1 - President of Hellenic Cartographic Society, Aristotle University of Thessaloniki, Department of Cartography, P.O. Box 439, 54124 Thessaloniki, Greece

2 - Aristotle University of Thessaloniki, Department of Cartography, Thessaloniki, Greece


The map constitutes an important communication tool for the first contact of child with the environment, as shapes the childs perception for the world and shows the territorial correlation between the territorial units and their real area.

All researchers agree that children at a young age (beginning of primary school) are able to understand maps, thus the study of childrens performance in reading and using maps is very interesting for cartographical educators. Very important for them is to understand how young children notice subjects like spatial representation, scale, direction, map symbolization, topographic and thematic maps, etc.

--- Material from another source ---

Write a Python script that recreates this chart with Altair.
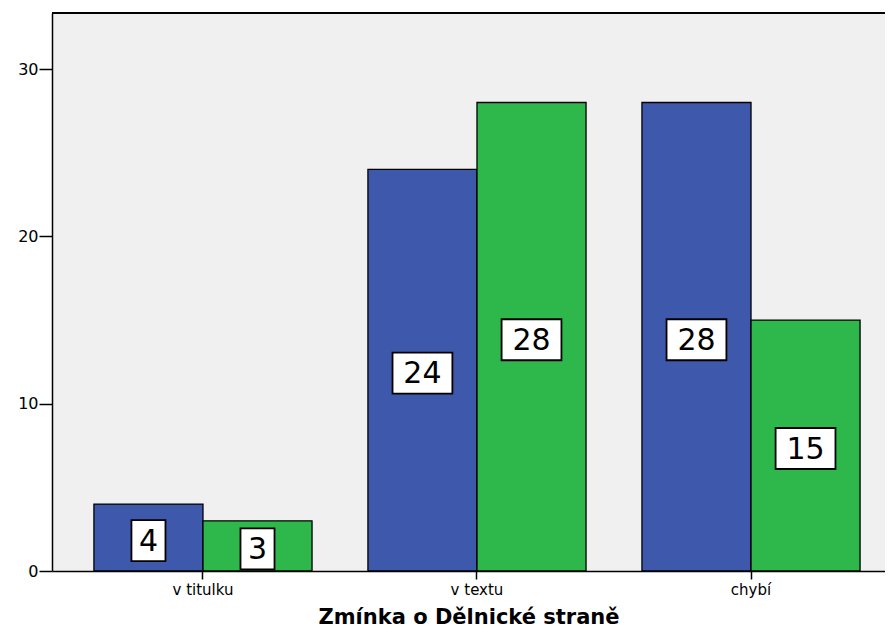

For example the understanding of scale, that prerequisites the perception of spatial associations between the map and the real world and the ability to use a coordinate system in reading a map, is the key to understand a map properly. Also, the presence of graticule in a map helps the children to understand the spatial information and the exact position of a point.

Afterwards the endeavour of children to create on their own a map of familiar places and later of wider areas is one of the main points of this research. The correlation between the map symbols and the real features that children make and the difficulties that they encounter -when they try to represent the real world- leads to a lot of conclusions on the way that they notice subjects relative to cartography.

Childrens perception of maps depends on a lot of factors like age, social and family environment, intelligence, etc.

The present paper will summarise the literature about the perception of children in relation to maps.